Acclimation involves maintenance; see also the requirements in P3 as appropriate.

  • Description of acclimation procedure

    • Include details such as the type of housing, for example: Cage, aquaria, continuous culture, seed bag or plant pot, etc.

  • Reason for acclimation

  • Other acclimation parameters

P6Description of general manipulation of sample or organism(s)

Record details of any controlled manipulation as part of the study

  • Manipulation type. For example: Perturbation such as exposure to a toxicant, dissection, sacrifice etc.

  • Description of manipulation procedure. For example: Perturbation of specific environmental parameter; dissection of specific tissue

  • Reason for manipulation

  • Other manipulation parameters

Request for feedback

Environmental metabolomics is a diverse and heterogeneous discipline and we welcome input and representation from all members of the community. Please get involved in this working group by joining the mailing list at: http://msi-workgroups.sourceforge.net/. Alternatively please send any comments or feedback about these requirements to: Msi-workgroups-feedback@lists.sourceforge.net

The reporting requirements detailed above will be subject to revision by the ECWSG in response to the needs of the community. For the most up to date version of the requirements please refer to the project website: http://msi-workgroups.sourceforge.net/bio-metadata/reporting/.

Discussion

We have formed an active working group that has made significant progress in the development of a standard set of reporting requirements for the description of biological samples. These requirements have been developed in order to aid the standardised annotation, dissemination and interpretation of data with respect to the domain of environmental metabolomic experiments. However, we consider that the modular structure of the requirement groups should promote their reuse and will facilitate easier integration and harmonisation with other reporting requirements outside of this domain.
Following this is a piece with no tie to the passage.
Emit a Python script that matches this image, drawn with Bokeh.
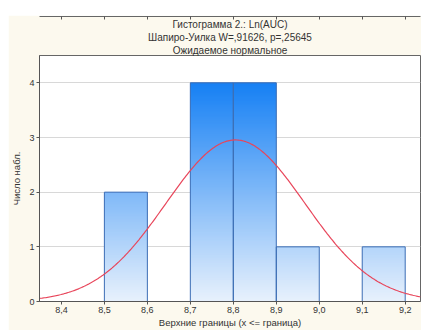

We believe that the decision to devolve the requirements analysis into four sub-groups (in-vivo/mammalian biology; plant biology; in-vitro/microbiology; environmental) has ensured that each of these domains has received appropriate representation from their respective communities. As a next step, we recommend that the efforts of the groups should come together to form a unified set of reporting requirements to represent the ‘biological context of metabolomics experiments’.

There are a growing number of reporting requirements developed in association with distinct technological domains, such as transcriptomics and proteomics. For a comprehensive list, see those detailed on the MIBBI portal http://micheck.sf.net/. In order to avoid duplication of effort, we suggest that the wider biological community would best be served if these efforts came together to identify a single ‘technology independent’ set of reporting requirements for biological samples and their manipulations.

These reporting requirements will also inform the development of data exchange standards (Hardy et al. this issue) in order to provide a mode of transport which will meet an urgent demand from the metabolomics community.